REQUEST
Reproduce the listing below word for word, with no pictures.

DATA EXCERPT

□ □ □

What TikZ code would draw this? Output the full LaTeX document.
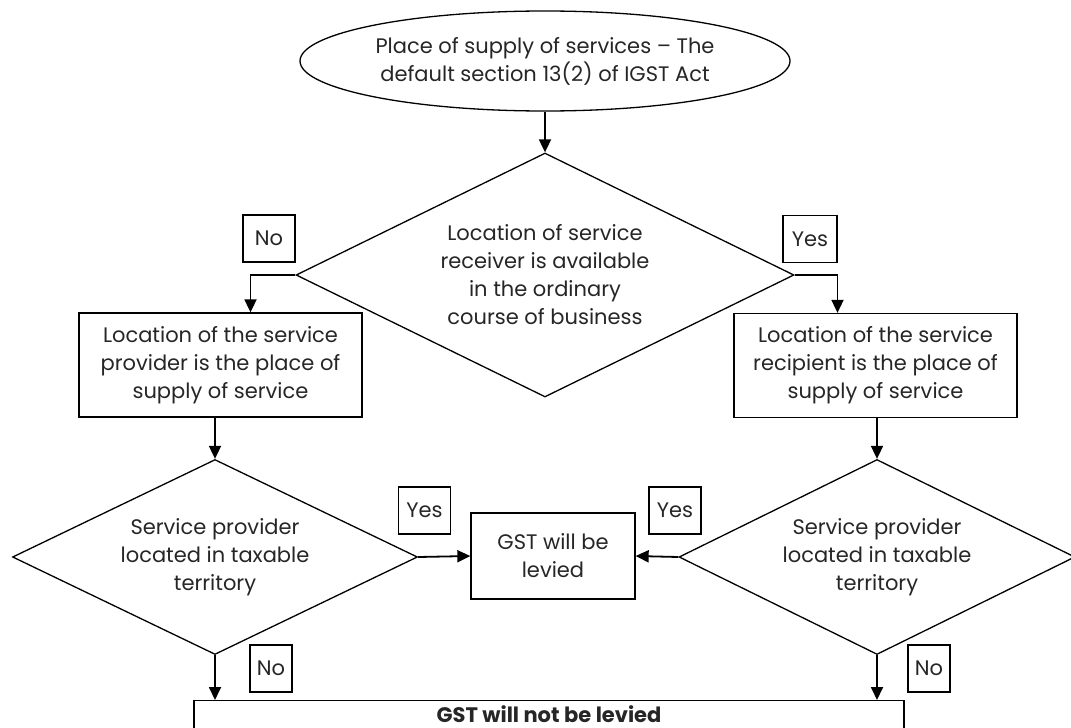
\documentclass[tikz,border=0pt]{standalone}
\usepackage{fontspec}
\setmainfont{Poppins}
\usetikzlibrary{shapes.geometric,arrows.meta}
\begin{document}
\begin{tikzpicture}[x=1pt,y=-1pt,
  every node/.style={font=\fontsize{21}{28}\selectfont, text=black!85, align=center},
  ell/.style={draw, ellipse, line width=1.3pt, minimum width=490, minimum height=100, inner sep=0},
  dia/.style={draw, diamond, line width=1.3pt, inner sep=0},
  box/.style={draw, rectangle, line width=1.3pt, inner sep=0},
  lab/.style={draw, rectangle, line width=1.1pt, minimum width=52, minimum height=47, inner sep=0},
  arr/.style={line width=1.8pt, -{Triangle[length=13pt,width=12pt]}}
]
\useasboundingbox (0,0) rectangle (1071,728);
\clip (0,0) rectangle (1071,728);
\node[ell] (start) at (545,61) {Place of supply of services -- The\\default section 13(2) of IGST Act};
\node[dia, aspect=2.04, minimum width=498, minimum height=244] (q1) at (545,275) {Location of service\\receiver is available\\in the ordinary\\course of business};
\node[box, minimum width=283, minimum height=104] (lbox) at (220.5,365) {Location of the service\\provider is the place of\\supply of service};
\node[box, minimum width=283, minimum height=104] (rbox) at (875.5,365.5) {Location of the service\\recipient is the place of\\supply of service};
\node[dia, aspect=2.08, minimum width=405, minimum height=195] (ld) at (215,557) {Service provider\\located in taxable\\territory};
\node[dia, aspect=2.08, minimum width=396, minimum height=195] (rd) at (877,557) {Service provider\\located in taxable\\territory};
\node[box, minimum width=164, minimum height=86] (gst) at (553,556) {GST will be\\levied};
\node[lab] (no1) at (269,238.5) {No};
\node[lab, minimum width=54] (yes1) at (810,239) {Yes};
\node[lab] (yes2) at (424.5,510.5) {Yes};
\node[lab] (yes3) at (675,510.5) {Yes};
\node[lab, minimum width=42] (no2) at (271,668.5) {No};
\node[lab, minimum width=42] (no3) at (929,668.5) {No};
\node[draw, line width=1.3pt, anchor=north, minimum width=710, minimum height=60, inner sep=0] (bot) at (549,700) {};
\node[anchor=base, font=\fontsize{21}{28}\selectfont\bfseries, inner sep=0] (bottext) at (549,722) {GST will not be levied};
\draw[arr] (start.south) -- (q1.north);
\draw[arr] (q1.west) -| ([xshift=30]lbox.north);
\draw[arr] (q1.east) -| ([xshift=-38]rbox.north);
\draw[arr] (lbox.south -| ld.north) -- (ld.north);
\draw[arr] (rbox.south -| rd.north) -- (rd.north);
\draw[arr] (ld.east) -- (gst.west);
\draw[arr] (rd.west) -- (gst.east);
\draw[arr] (ld.south) -- (ld.south |- bot.north);
\draw[arr] (rd.south) -- (rd.south |- bot.north);
\end{tikzpicture}
\end{document}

□ □ □

COMPLETED EXERCISE
What TikZ code would draw this? Output the full LaTeX document.
\documentclass[tikz,border=0pt]{standalone}
\usepackage{fontspec}
\setmainfont{Poppins}
\usetikzlibrary{shapes.geometric,arrows.meta}
\begin{document}
\begin{tikzpicture}[x=1pt,y=-1pt,
  every node/.style={font=\fontsize{21}{28}\selectfont, text=black!85, align=center},
  ell/.style={draw, ellipse, line width=1.3pt, minimum width=490, minimum height=100, inner sep=0},
  dia/.style={draw, diamond, line width=1.3pt, inner sep=0},
  box/.style={draw, rectangle, line width=1.3pt, inner sep=0},
  lab/.style={draw, rectangle, line width=1.1pt, minimum width=52, minimum height=47, inner sep=0},
  arr/.style={line width=1.8pt, -{Triangle[length=13pt,width=12pt]}}
]
\useasboundingbox (0,0) rectangle (1071,728);
\clip (0,0) rectangle (1071,728);
\node[ell] (start) at (545,61) {Place of supply of services -- The\\default section 13(2) of IGST Act};
\node[dia, aspect=2.04, minimum width=498, minimum height=244] (q1) at (545,275) {Location of service\\receiver is available\\in the ordinary\\course of business};
\node[box, minimum width=283, minimum height=104] (lbox) at (220.5,365) {Location of the service\\provider is the place of\\supply of service};
\node[box, minimum width=283, minimum height=104] (rbox) at (875.5,365.5) {Location of the service\\recipient is the place of\\supply of service};
\node[dia, aspect=2.08, minimum width=405, minimum height=195] (ld) at (215,557) {Service provider\\located in taxable\\territory};
\node[dia, aspect=2.08, minimum width=396, minimum height=195] (rd) at (877,557) {Service provider\\located in taxable\\territory};
\node[box, minimum width=164, minimum height=86] (gst) at (553,556) {GST will be\\levied};
\node[lab] (no1) at (269,238.5) {No};
\node[lab, minimum width=54] (yes1) at (810,239) {Yes};
\node[lab] (yes2) at (424.5,510.5) {Yes};
\node[lab] (yes3) at (675,510.5) {Yes};
\node[lab, minimum width=42] (no2) at (271,668.5) {No};
\node[lab, minimum width=42] (no3) at (929,668.5) {No};
\node[draw, line width=1.3pt, anchor=north, minimum width=710, minimum height=60, inner sep=0] (bot) at (549,700) {};
\node[anchor=base, font=\fontsize{21}{28}\selectfont\bfseries, inner sep=0] (bottext) at (549,722) {GST will not be levied};
\draw[arr] (start.south) -- (q1.north);
\draw[arr] (q1.west) -| ([xshift=30]lbox.north);
\draw[arr] (q1.east) -| ([xshift=-38]rbox.north);
\draw[arr] (lbox.south -| ld.north) -- (ld.north);
\draw[arr] (rbox.south -| rd.north) -- (rd.north);
\draw[arr] (ld.east) -- (gst.west);
\draw[arr] (rd.west) -- (gst.east);
\draw[arr] (ld.south) -- (ld.south |- bot.north);
\draw[arr] (rd.south) -- (rd.south |- bot.north);
\end{tikzpicture}
\end{document}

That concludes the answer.